** START **

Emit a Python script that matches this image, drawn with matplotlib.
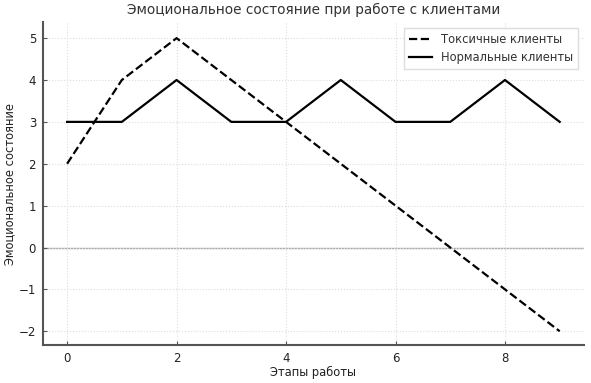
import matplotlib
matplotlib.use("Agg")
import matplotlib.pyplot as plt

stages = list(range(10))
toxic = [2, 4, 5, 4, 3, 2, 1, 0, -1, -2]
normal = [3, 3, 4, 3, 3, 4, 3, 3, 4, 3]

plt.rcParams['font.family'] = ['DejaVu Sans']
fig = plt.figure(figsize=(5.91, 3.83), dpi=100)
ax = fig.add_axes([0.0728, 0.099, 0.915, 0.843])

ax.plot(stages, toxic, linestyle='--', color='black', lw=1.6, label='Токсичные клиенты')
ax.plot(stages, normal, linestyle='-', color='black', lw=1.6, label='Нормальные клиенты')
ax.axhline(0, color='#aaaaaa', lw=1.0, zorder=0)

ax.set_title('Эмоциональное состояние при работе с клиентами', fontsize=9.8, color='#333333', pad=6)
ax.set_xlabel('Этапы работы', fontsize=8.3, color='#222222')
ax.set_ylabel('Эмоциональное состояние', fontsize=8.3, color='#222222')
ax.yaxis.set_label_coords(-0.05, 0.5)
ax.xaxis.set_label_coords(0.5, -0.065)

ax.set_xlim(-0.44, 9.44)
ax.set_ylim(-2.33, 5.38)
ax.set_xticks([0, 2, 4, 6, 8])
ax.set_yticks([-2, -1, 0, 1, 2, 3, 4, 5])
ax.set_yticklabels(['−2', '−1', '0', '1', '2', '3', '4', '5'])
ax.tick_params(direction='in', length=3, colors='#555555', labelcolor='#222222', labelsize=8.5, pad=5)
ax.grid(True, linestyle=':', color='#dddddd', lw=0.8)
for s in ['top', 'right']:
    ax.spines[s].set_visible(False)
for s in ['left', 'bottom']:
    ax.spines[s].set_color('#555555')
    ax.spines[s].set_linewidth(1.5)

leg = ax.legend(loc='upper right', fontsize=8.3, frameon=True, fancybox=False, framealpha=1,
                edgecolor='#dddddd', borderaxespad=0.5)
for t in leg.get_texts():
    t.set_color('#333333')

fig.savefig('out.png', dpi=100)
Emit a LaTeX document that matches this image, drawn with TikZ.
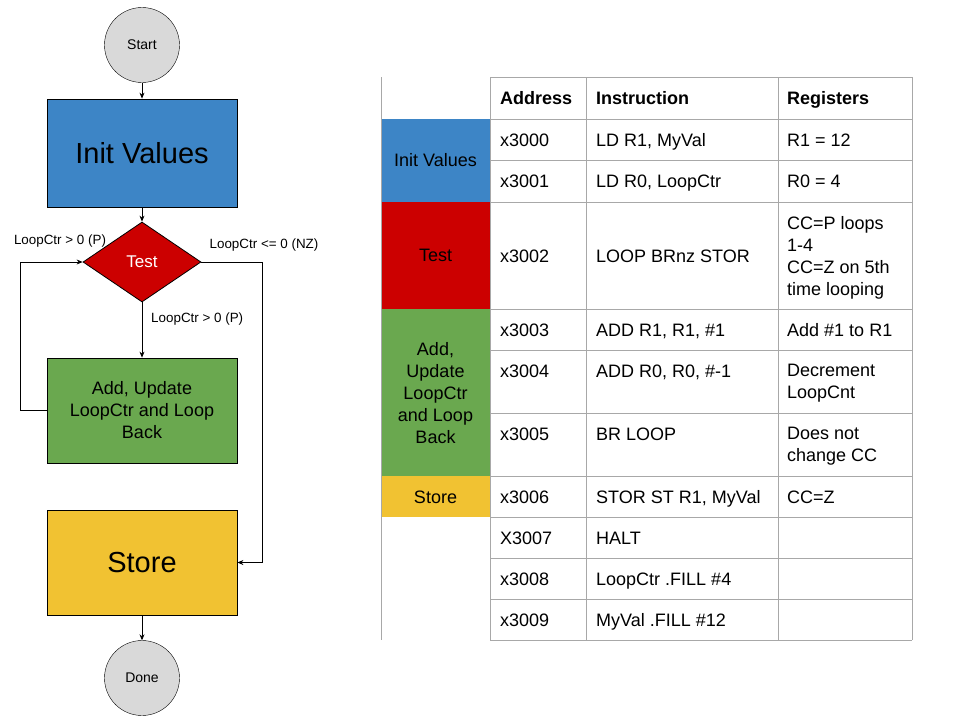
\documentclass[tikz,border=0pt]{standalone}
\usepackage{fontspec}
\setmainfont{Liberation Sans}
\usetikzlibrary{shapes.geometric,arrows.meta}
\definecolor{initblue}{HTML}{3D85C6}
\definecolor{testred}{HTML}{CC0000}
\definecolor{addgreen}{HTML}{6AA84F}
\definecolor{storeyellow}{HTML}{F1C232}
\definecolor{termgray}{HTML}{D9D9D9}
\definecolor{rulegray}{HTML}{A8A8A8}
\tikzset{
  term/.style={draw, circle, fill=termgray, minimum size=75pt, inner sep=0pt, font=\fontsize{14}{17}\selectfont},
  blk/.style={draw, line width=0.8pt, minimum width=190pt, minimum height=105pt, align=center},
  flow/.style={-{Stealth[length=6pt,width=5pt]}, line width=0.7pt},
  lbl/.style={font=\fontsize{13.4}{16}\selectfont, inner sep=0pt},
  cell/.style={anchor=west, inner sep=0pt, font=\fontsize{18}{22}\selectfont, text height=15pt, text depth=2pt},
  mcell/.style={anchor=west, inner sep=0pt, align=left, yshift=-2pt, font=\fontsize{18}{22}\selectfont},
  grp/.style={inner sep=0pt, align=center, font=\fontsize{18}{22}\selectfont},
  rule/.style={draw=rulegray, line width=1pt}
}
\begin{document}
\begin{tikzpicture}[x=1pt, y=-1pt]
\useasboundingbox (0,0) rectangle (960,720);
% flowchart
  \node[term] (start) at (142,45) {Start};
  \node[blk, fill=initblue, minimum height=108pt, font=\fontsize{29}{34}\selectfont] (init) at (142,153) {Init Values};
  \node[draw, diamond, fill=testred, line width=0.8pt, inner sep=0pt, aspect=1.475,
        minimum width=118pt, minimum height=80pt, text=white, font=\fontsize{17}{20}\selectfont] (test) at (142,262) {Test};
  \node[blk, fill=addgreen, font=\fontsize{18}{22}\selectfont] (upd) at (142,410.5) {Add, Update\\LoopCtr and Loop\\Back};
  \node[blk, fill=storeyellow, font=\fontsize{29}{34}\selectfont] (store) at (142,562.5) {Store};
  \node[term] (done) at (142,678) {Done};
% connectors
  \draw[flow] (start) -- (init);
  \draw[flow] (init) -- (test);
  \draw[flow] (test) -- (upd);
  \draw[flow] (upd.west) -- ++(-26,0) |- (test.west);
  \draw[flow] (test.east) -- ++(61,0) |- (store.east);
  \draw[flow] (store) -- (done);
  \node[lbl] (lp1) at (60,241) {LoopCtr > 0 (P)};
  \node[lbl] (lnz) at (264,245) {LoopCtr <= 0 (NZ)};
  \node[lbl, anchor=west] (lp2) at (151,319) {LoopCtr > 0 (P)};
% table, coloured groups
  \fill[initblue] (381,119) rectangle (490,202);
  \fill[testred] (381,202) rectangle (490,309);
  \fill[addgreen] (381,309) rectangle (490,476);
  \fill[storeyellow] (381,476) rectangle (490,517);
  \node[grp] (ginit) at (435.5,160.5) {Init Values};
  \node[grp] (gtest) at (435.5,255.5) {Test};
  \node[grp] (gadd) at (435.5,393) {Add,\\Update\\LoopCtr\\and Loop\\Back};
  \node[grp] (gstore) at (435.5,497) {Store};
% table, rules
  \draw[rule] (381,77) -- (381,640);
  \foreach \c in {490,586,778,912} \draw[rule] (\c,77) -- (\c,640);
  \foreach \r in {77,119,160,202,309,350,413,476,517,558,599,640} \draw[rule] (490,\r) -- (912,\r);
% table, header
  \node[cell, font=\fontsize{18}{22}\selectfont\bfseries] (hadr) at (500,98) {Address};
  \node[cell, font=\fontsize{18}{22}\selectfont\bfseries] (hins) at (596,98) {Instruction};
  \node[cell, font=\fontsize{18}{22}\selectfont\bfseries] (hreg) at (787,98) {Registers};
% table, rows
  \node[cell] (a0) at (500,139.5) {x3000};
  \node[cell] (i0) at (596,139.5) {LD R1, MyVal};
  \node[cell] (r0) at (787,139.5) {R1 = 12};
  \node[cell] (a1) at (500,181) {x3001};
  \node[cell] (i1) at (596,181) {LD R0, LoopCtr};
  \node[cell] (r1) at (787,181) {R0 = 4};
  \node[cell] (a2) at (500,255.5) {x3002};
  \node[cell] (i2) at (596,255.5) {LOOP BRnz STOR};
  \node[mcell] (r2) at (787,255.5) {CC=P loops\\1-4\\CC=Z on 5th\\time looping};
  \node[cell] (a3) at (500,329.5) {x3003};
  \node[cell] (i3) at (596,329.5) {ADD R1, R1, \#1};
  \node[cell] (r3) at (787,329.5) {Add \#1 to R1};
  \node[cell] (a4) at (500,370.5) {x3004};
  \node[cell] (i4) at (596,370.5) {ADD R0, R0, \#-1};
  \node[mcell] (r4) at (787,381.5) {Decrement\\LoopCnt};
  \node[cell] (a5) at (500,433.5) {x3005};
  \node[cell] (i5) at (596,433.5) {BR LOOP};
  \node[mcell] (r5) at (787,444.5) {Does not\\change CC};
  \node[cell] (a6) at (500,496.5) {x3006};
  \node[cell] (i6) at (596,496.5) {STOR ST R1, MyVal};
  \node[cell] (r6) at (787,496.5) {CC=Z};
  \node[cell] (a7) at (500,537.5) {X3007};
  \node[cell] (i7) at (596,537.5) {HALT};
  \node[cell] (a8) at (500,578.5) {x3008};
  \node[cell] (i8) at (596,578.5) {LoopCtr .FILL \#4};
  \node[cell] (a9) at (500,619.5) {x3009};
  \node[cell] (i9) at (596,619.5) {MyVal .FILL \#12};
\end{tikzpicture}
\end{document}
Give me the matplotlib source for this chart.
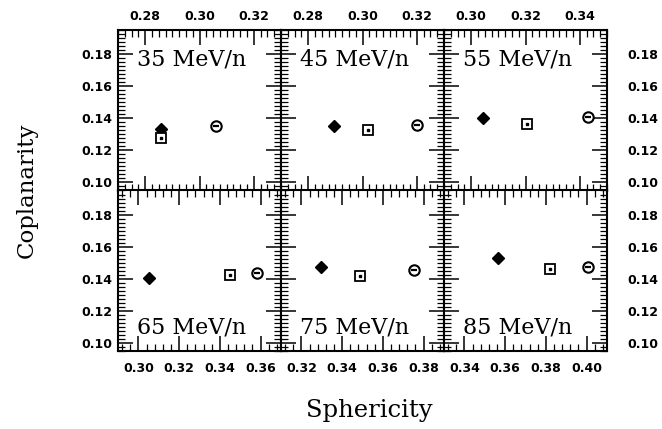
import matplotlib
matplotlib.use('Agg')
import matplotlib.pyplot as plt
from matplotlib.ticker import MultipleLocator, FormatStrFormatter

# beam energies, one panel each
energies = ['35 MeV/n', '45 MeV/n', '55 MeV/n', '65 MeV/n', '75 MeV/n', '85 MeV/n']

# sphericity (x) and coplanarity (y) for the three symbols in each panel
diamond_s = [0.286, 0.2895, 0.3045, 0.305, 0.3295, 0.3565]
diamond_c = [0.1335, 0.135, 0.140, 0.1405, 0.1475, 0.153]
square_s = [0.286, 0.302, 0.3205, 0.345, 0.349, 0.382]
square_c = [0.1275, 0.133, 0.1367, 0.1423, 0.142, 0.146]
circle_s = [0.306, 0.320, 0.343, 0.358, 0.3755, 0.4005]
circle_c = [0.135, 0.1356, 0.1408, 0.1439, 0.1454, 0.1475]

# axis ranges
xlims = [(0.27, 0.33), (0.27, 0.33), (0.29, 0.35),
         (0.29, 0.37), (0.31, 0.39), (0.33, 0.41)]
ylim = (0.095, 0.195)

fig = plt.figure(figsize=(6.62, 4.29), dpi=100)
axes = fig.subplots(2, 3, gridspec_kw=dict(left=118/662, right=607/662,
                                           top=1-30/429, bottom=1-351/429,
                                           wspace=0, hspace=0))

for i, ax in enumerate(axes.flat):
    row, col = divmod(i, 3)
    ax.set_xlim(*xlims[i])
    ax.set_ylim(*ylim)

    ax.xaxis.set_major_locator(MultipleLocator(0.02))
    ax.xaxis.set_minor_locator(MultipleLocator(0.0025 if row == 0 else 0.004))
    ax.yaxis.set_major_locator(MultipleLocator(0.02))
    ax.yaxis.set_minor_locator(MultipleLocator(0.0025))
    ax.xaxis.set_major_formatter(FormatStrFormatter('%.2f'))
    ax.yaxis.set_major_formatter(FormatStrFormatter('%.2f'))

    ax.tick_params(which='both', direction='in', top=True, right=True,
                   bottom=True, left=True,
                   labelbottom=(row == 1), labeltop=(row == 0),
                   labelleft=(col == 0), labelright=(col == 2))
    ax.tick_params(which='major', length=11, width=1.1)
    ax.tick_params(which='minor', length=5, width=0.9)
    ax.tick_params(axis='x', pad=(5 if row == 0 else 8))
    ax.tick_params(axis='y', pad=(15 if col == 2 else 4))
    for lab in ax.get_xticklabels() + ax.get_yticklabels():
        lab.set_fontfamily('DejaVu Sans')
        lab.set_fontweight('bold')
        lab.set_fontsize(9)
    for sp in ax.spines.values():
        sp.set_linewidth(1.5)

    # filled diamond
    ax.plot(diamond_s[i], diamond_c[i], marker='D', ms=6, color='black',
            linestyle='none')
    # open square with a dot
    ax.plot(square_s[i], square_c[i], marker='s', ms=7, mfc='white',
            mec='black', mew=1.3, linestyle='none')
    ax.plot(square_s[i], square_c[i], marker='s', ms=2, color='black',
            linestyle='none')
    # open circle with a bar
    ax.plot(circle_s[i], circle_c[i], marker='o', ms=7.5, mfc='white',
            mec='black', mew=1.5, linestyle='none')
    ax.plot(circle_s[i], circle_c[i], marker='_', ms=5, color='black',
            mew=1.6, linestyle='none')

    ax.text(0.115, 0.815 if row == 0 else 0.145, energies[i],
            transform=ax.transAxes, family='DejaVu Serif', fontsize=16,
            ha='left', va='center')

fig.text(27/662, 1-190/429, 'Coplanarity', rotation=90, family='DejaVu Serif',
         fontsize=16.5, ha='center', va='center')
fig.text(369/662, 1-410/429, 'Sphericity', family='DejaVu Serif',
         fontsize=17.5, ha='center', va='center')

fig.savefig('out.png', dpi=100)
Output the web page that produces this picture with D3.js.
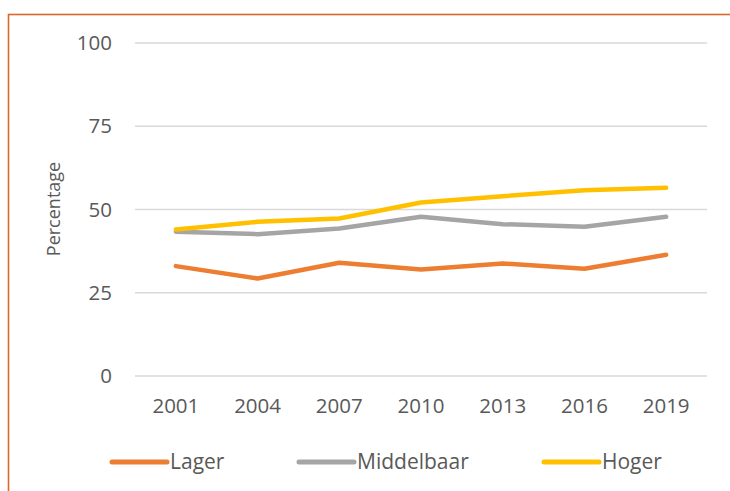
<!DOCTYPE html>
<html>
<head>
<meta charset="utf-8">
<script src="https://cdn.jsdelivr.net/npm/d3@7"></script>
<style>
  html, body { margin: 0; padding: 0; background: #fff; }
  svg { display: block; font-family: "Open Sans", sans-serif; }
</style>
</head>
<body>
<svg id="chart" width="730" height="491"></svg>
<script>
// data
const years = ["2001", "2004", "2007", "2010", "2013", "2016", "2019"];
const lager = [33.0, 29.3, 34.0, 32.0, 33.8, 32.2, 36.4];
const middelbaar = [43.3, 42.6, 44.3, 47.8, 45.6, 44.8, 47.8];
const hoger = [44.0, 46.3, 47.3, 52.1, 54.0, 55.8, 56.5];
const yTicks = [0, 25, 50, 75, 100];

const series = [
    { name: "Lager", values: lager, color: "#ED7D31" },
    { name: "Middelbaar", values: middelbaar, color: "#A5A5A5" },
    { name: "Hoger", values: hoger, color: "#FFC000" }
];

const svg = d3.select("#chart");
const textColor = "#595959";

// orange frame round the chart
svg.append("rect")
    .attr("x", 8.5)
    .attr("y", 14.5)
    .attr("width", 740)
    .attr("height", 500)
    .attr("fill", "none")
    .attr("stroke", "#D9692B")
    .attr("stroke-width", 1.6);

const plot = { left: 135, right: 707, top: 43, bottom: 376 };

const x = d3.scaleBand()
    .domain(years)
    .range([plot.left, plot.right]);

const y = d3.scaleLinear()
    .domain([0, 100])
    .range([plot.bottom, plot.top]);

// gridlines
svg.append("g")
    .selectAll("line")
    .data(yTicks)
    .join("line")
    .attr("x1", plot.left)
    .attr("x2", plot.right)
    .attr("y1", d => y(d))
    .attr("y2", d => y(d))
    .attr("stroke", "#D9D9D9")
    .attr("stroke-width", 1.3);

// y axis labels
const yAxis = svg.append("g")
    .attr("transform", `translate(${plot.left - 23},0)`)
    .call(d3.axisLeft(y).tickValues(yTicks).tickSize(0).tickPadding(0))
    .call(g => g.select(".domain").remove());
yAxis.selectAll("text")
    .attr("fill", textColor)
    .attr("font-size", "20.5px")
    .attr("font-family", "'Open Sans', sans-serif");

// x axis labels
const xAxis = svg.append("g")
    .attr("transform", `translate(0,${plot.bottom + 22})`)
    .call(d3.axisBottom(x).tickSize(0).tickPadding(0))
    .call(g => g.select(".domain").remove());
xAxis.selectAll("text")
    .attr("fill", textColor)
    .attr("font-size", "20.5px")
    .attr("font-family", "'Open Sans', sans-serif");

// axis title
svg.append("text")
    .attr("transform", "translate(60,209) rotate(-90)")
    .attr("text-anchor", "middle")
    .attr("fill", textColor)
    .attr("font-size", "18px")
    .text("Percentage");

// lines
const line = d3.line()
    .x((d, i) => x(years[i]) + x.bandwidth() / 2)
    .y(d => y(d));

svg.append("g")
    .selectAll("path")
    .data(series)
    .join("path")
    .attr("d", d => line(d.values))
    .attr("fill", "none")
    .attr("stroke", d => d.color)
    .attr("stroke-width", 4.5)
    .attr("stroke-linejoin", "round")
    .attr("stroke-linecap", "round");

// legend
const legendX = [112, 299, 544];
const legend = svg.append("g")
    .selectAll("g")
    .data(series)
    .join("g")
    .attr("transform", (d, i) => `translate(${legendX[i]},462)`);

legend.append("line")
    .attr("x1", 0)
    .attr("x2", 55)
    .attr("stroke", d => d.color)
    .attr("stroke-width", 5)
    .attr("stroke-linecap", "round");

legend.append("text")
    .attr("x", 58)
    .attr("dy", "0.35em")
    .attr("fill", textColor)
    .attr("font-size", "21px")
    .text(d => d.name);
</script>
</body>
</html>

** END **

Emit the lines of the material exactly, from its first line to the line containing "ax.axhline(0, color='#aaaaaa', lw=1.0, zorder=0)", inclusive; leave every picture out.

== SOLUTION BELOW ==
Emit a Python script that matches this image, drawn with matplotlib.
import matplotlib
matplotlib.use("Agg")
import matplotlib.pyplot as plt

stages = list(range(10))
toxic = [2, 4, 5, 4, 3, 2, 1, 0, -1, -2]
normal = [3, 3, 4, 3, 3, 4, 3, 3, 4, 3]

plt.rcParams['font.family'] = ['DejaVu Sans']
fig = plt.figure(figsize=(5.91, 3.83), dpi=100)
ax = fig.add_axes([0.0728, 0.099, 0.915, 0.843])

ax.plot(stages, toxic, linestyle='--', color='black', lw=1.6, label='Токсичные клиенты')
ax.plot(stages, normal, linestyle='-', color='black', lw=1.6, label='Нормальные клиенты')
ax.axhline(0, color='#aaaaaa', lw=1.0, zorder=0)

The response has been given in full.